Recorded data:
_ _ _ _ _ _ _

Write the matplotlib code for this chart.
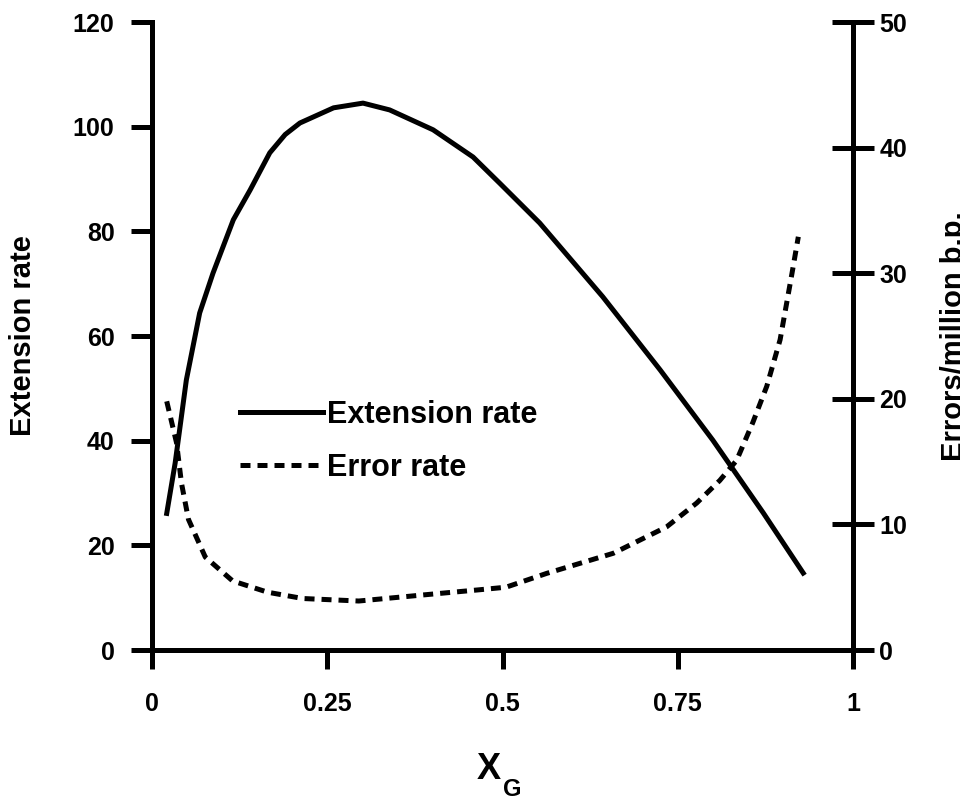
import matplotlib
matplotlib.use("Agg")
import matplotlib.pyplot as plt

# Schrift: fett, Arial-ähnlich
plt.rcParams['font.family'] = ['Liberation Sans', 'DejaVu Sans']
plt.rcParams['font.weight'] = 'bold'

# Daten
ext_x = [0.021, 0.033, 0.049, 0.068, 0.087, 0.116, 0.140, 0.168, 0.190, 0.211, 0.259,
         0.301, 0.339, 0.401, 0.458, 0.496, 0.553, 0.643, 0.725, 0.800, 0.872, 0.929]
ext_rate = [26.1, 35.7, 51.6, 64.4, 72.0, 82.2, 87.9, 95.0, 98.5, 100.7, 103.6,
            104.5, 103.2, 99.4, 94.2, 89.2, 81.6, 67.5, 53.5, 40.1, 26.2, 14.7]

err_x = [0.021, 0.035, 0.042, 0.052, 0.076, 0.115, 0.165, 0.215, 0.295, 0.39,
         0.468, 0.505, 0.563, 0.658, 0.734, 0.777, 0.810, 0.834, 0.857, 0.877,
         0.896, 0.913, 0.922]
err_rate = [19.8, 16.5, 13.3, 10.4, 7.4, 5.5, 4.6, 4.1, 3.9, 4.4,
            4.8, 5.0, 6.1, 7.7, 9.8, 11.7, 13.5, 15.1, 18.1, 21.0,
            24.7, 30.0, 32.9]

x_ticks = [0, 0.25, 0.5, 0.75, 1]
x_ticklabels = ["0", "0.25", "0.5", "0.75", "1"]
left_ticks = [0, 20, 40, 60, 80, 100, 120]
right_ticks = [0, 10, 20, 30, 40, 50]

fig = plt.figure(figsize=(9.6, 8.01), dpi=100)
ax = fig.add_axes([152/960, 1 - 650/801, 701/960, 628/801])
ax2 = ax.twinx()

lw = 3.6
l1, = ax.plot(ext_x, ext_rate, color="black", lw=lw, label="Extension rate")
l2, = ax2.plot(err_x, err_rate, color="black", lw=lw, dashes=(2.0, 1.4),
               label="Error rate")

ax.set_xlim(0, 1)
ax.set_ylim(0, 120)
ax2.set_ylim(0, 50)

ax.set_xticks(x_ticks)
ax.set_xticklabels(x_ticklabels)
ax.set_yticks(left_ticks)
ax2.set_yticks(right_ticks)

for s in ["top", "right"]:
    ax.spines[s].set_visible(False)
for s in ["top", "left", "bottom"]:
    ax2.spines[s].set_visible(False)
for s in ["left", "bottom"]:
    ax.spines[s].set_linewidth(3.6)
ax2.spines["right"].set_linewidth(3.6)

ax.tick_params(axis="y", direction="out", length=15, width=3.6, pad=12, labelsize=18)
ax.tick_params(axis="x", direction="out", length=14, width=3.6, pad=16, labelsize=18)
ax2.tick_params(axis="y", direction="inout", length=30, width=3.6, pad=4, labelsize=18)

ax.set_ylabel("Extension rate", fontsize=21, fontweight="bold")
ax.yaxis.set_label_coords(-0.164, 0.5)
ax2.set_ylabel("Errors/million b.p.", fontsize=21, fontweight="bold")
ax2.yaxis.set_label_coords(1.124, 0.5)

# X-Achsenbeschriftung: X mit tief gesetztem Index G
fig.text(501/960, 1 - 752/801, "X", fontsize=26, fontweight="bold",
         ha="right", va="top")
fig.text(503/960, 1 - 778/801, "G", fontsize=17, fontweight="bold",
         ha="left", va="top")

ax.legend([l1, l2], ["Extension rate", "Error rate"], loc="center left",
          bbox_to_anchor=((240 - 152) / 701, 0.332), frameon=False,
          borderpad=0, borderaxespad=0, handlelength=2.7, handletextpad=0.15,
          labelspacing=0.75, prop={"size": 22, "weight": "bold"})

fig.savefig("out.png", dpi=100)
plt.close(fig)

_ _ _ _ _ _ _

Task prompt: Write out each line of the listing above, exactly, from its first line to the line holding "24.7, 30.0, 32.9]", inclusive. Skip the pictures.

Correct answer:
Write the matplotlib code for this chart.
import matplotlib
matplotlib.use("Agg")
import matplotlib.pyplot as plt

# Schrift: fett, Arial-ähnlich
plt.rcParams['font.family'] = ['Liberation Sans', 'DejaVu Sans']
plt.rcParams['font.weight'] = 'bold'

# Daten
ext_x = [0.021, 0.033, 0.049, 0.068, 0.087, 0.116, 0.140, 0.168, 0.190, 0.211, 0.259,
         0.301, 0.339, 0.401, 0.458, 0.496, 0.553, 0.643, 0.725, 0.800, 0.872, 0.929]
ext_rate = [26.1, 35.7, 51.6, 64.4, 72.0, 82.2, 87.9, 95.0, 98.5, 100.7, 103.6,
            104.5, 103.2, 99.4, 94.2, 89.2, 81.6, 67.5, 53.5, 40.1, 26.2, 14.7]

err_x = [0.021, 0.035, 0.042, 0.052, 0.076, 0.115, 0.165, 0.215, 0.295, 0.39,
         0.468, 0.505, 0.563, 0.658, 0.734, 0.777, 0.810, 0.834, 0.857, 0.877,
         0.896, 0.913, 0.922]
err_rate = [19.8, 16.5, 13.3, 10.4, 7.4, 5.5, 4.6, 4.1, 3.9, 4.4,
            4.8, 5.0, 6.1, 7.7, 9.8, 11.7, 13.5, 15.1, 18.1, 21.0,
            24.7, 30.0, 32.9]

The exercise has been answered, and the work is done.